# [Data shown]
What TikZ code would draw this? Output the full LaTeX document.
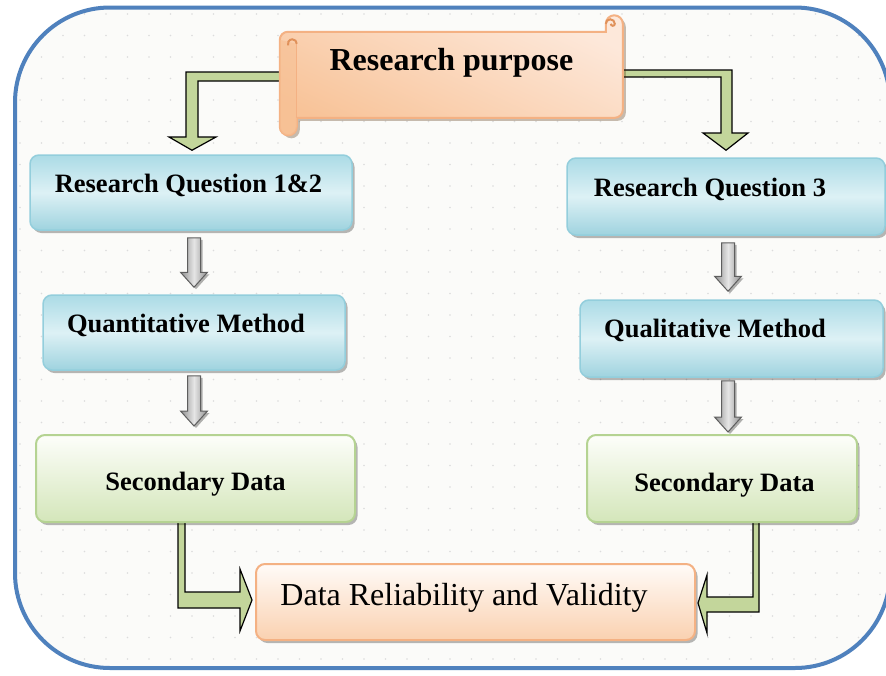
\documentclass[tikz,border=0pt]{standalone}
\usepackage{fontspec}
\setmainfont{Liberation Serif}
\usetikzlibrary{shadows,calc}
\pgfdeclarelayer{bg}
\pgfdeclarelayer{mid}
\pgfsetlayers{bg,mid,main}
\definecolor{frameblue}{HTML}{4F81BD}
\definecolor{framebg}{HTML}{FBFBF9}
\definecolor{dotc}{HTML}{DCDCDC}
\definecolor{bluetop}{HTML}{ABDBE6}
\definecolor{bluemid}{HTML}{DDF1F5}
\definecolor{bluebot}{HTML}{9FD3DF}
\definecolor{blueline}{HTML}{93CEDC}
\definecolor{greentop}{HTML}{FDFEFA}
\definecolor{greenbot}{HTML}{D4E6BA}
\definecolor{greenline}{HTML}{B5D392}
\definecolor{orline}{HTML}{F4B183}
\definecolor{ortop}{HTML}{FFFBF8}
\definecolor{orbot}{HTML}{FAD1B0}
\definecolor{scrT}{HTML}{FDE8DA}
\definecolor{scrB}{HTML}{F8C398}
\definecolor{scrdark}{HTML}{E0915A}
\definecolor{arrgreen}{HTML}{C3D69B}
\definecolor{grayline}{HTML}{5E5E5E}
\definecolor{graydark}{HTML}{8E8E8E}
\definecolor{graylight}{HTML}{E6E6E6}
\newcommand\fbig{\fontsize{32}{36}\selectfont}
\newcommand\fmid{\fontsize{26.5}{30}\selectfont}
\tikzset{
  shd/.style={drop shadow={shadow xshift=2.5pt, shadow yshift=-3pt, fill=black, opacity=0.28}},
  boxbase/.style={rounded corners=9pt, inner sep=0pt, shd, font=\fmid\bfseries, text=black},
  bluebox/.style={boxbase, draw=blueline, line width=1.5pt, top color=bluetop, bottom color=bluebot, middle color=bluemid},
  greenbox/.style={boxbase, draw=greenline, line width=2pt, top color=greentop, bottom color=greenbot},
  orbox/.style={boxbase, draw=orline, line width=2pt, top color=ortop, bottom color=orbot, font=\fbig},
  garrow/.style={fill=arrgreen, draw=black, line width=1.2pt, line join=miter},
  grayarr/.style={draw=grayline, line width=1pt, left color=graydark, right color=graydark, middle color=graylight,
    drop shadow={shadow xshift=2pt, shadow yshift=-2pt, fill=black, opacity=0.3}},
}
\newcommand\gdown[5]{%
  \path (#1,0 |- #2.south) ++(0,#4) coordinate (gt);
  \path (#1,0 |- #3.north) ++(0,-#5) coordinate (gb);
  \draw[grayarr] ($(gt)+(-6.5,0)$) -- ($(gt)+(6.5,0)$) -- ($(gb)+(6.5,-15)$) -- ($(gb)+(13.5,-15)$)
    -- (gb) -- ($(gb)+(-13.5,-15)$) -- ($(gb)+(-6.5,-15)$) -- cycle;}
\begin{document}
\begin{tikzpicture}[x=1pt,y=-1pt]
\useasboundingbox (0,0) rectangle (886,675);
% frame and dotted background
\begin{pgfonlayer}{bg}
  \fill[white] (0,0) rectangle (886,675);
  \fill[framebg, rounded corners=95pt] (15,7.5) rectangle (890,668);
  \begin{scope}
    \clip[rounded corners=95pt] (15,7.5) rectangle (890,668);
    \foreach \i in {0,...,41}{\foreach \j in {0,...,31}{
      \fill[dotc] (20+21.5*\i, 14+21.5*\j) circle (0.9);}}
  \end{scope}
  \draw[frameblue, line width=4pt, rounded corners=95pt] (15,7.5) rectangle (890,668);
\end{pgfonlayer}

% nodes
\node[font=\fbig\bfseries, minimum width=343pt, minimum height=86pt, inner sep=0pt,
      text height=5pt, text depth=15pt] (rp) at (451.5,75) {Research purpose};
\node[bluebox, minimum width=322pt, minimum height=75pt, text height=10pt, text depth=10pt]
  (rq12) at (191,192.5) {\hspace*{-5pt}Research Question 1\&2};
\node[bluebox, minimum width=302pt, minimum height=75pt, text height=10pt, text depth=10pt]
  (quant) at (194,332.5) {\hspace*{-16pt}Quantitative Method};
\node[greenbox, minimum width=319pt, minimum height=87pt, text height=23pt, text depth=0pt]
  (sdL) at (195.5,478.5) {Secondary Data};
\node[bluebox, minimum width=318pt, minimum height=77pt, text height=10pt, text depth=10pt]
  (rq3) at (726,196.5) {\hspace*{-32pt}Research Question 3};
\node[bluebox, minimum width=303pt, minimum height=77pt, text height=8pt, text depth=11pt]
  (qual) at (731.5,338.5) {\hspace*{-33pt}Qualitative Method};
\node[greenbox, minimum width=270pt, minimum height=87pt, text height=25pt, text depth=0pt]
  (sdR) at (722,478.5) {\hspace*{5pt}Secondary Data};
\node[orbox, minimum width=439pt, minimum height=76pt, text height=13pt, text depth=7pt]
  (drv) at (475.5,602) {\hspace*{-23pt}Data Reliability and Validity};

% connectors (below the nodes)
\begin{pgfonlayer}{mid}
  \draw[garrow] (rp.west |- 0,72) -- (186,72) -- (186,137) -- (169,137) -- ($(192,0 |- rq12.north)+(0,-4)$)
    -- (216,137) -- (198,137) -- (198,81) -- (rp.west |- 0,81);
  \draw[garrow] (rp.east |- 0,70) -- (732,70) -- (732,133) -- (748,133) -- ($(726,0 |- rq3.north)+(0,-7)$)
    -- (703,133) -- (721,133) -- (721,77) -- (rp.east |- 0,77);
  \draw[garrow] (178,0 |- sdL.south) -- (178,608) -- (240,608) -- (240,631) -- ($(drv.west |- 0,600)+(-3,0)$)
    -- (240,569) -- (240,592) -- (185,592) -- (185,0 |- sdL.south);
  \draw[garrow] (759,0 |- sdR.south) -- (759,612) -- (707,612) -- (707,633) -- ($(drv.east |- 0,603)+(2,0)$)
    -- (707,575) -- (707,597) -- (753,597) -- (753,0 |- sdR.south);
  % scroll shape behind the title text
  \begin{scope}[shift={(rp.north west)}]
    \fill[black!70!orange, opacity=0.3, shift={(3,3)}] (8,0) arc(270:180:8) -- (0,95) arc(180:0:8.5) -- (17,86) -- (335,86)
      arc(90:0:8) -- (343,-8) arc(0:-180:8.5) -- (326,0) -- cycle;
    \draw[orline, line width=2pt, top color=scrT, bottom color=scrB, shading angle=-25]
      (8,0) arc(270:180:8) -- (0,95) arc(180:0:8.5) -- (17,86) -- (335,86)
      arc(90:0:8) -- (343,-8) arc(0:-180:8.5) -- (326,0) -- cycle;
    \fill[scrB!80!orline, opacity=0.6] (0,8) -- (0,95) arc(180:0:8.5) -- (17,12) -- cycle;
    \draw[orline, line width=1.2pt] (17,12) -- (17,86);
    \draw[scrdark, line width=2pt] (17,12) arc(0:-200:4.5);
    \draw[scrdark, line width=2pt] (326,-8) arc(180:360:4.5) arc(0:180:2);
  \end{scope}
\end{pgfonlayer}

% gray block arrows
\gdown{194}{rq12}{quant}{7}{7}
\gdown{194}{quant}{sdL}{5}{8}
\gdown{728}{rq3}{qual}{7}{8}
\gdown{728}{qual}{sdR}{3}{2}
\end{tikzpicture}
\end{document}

# [Instructions to follow]
Restate the full listing verbatim and drop every picture.

# [Finished task]
What TikZ code would draw this? Output the full LaTeX document.
\documentclass[tikz,border=0pt]{standalone}
\usepackage{fontspec}
\setmainfont{Liberation Serif}
\usetikzlibrary{shadows,calc}
\pgfdeclarelayer{bg}
\pgfdeclarelayer{mid}
\pgfsetlayers{bg,mid,main}
\definecolor{frameblue}{HTML}{4F81BD}
\definecolor{framebg}{HTML}{FBFBF9}
\definecolor{dotc}{HTML}{DCDCDC}
\definecolor{bluetop}{HTML}{ABDBE6}
\definecolor{bluemid}{HTML}{DDF1F5}
\definecolor{bluebot}{HTML}{9FD3DF}
\definecolor{blueline}{HTML}{93CEDC}
\definecolor{greentop}{HTML}{FDFEFA}
\definecolor{greenbot}{HTML}{D4E6BA}
\definecolor{greenline}{HTML}{B5D392}
\definecolor{orline}{HTML}{F4B183}
\definecolor{ortop}{HTML}{FFFBF8}
\definecolor{orbot}{HTML}{FAD1B0}
\definecolor{scrT}{HTML}{FDE8DA}
\definecolor{scrB}{HTML}{F8C398}
\definecolor{scrdark}{HTML}{E0915A}
\definecolor{arrgreen}{HTML}{C3D69B}
\definecolor{grayline}{HTML}{5E5E5E}
\definecolor{graydark}{HTML}{8E8E8E}
\definecolor{graylight}{HTML}{E6E6E6}
\newcommand\fbig{\fontsize{32}{36}\selectfont}
\newcommand\fmid{\fontsize{26.5}{30}\selectfont}
\tikzset{
  shd/.style={drop shadow={shadow xshift=2.5pt, shadow yshift=-3pt, fill=black, opacity=0.28}},
  boxbase/.style={rounded corners=9pt, inner sep=0pt, shd, font=\fmid\bfseries, text=black},
  bluebox/.style={boxbase, draw=blueline, line width=1.5pt, top color=bluetop, bottom color=bluebot, middle color=bluemid},
  greenbox/.style={boxbase, draw=greenline, line width=2pt, top color=greentop, bottom color=greenbot},
  orbox/.style={boxbase, draw=orline, line width=2pt, top color=ortop, bottom color=orbot, font=\fbig},
  garrow/.style={fill=arrgreen, draw=black, line width=1.2pt, line join=miter},
  grayarr/.style={draw=grayline, line width=1pt, left color=graydark, right color=graydark, middle color=graylight,
    drop shadow={shadow xshift=2pt, shadow yshift=-2pt, fill=black, opacity=0.3}},
}
\newcommand\gdown[5]{%
  \path (#1,0 |- #2.south) ++(0,#4) coordinate (gt);
  \path (#1,0 |- #3.north) ++(0,-#5) coordinate (gb);
  \draw[grayarr] ($(gt)+(-6.5,0)$) -- ($(gt)+(6.5,0)$) -- ($(gb)+(6.5,-15)$) -- ($(gb)+(13.5,-15)$)
    -- (gb) -- ($(gb)+(-13.5,-15)$) -- ($(gb)+(-6.5,-15)$) -- cycle;}
\begin{document}
\begin{tikzpicture}[x=1pt,y=-1pt]
\useasboundingbox (0,0) rectangle (886,675);
% frame and dotted background
\begin{pgfonlayer}{bg}
  \fill[white] (0,0) rectangle (886,675);
  \fill[framebg, rounded corners=95pt] (15,7.5) rectangle (890,668);
  \begin{scope}
    \clip[rounded corners=95pt] (15,7.5) rectangle (890,668);
    \foreach \i in {0,...,41}{\foreach \j in {0,...,31}{
      \fill[dotc] (20+21.5*\i, 14+21.5*\j) circle (0.9);}}
  \end{scope}
  \draw[frameblue, line width=4pt, rounded corners=95pt] (15,7.5) rectangle (890,668);
\end{pgfonlayer}

% nodes
\node[font=\fbig\bfseries, minimum width=343pt, minimum height=86pt, inner sep=0pt,
      text height=5pt, text depth=15pt] (rp) at (451.5,75) {Research purpose};
\node[bluebox, minimum width=322pt, minimum height=75pt, text height=10pt, text depth=10pt]
  (rq12) at (191,192.5) {\hspace*{-5pt}Research Question 1\&2};
\node[bluebox, minimum width=302pt, minimum height=75pt, text height=10pt, text depth=10pt]
  (quant) at (194,332.5) {\hspace*{-16pt}Quantitative Method};
\node[greenbox, minimum width=319pt, minimum height=87pt, text height=23pt, text depth=0pt]
  (sdL) at (195.5,478.5) {Secondary Data};
\node[bluebox, minimum width=318pt, minimum height=77pt, text height=10pt, text depth=10pt]
  (rq3) at (726,196.5) {\hspace*{-32pt}Research Question 3};
\node[bluebox, minimum width=303pt, minimum height=77pt, text height=8pt, text depth=11pt]
  (qual) at (731.5,338.5) {\hspace*{-33pt}Qualitative Method};
\node[greenbox, minimum width=270pt, minimum height=87pt, text height=25pt, text depth=0pt]
  (sdR) at (722,478.5) {\hspace*{5pt}Secondary Data};
\node[orbox, minimum width=439pt, minimum height=76pt, text height=13pt, text depth=7pt]
  (drv) at (475.5,602) {\hspace*{-23pt}Data Reliability and Validity};

% connectors (below the nodes)
\begin{pgfonlayer}{mid}
  \draw[garrow] (rp.west |- 0,72) -- (186,72) -- (186,137) -- (169,137) -- ($(192,0 |- rq12.north)+(0,-4)$)
    -- (216,137) -- (198,137) -- (198,81) -- (rp.west |- 0,81);
  \draw[garrow] (rp.east |- 0,70) -- (732,70) -- (732,133) -- (748,133) -- ($(726,0 |- rq3.north)+(0,-7)$)
    -- (703,133) -- (721,133) -- (721,77) -- (rp.east |- 0,77);
  \draw[garrow] (178,0 |- sdL.south) -- (178,608) -- (240,608) -- (240,631) -- ($(drv.west |- 0,600)+(-3,0)$)
    -- (240,569) -- (240,592) -- (185,592) -- (185,0 |- sdL.south);
  \draw[garrow] (759,0 |- sdR.south) -- (759,612) -- (707,612) -- (707,633) -- ($(drv.east |- 0,603)+(2,0)$)
    -- (707,575) -- (707,597) -- (753,597) -- (753,0 |- sdR.south);
  % scroll shape behind the title text
  \begin{scope}[shift={(rp.north west)}]
    \fill[black!70!orange, opacity=0.3, shift={(3,3)}] (8,0) arc(270:180:8) -- (0,95) arc(180:0:8.5) -- (17,86) -- (335,86)
      arc(90:0:8) -- (343,-8) arc(0:-180:8.5) -- (326,0) -- cycle;
    \draw[orline, line width=2pt, top color=scrT, bottom color=scrB, shading angle=-25]
      (8,0) arc(270:180:8) -- (0,95) arc(180:0:8.5) -- (17,86) -- (335,86)
      arc(90:0:8) -- (343,-8) arc(0:-180:8.5) -- (326,0) -- cycle;
    \fill[scrB!80!orline, opacity=0.6] (0,8) -- (0,95) arc(180:0:8.5) -- (17,12) -- cycle;
    \draw[orline, line width=1.2pt] (17,12) -- (17,86);
    \draw[scrdark, line width=2pt] (17,12) arc(0:-200:4.5);
    \draw[scrdark, line width=2pt] (326,-8) arc(180:360:4.5) arc(0:180:2);
  \end{scope}
\end{pgfonlayer}

% gray block arrows
\gdown{194}{rq12}{quant}{7}{7}
\gdown{194}{quant}{sdL}{5}{8}
\gdown{728}{rq3}{qual}{7}{8}
\gdown{728}{qual}{sdR}{3}{2}
\end{tikzpicture}
\end{document}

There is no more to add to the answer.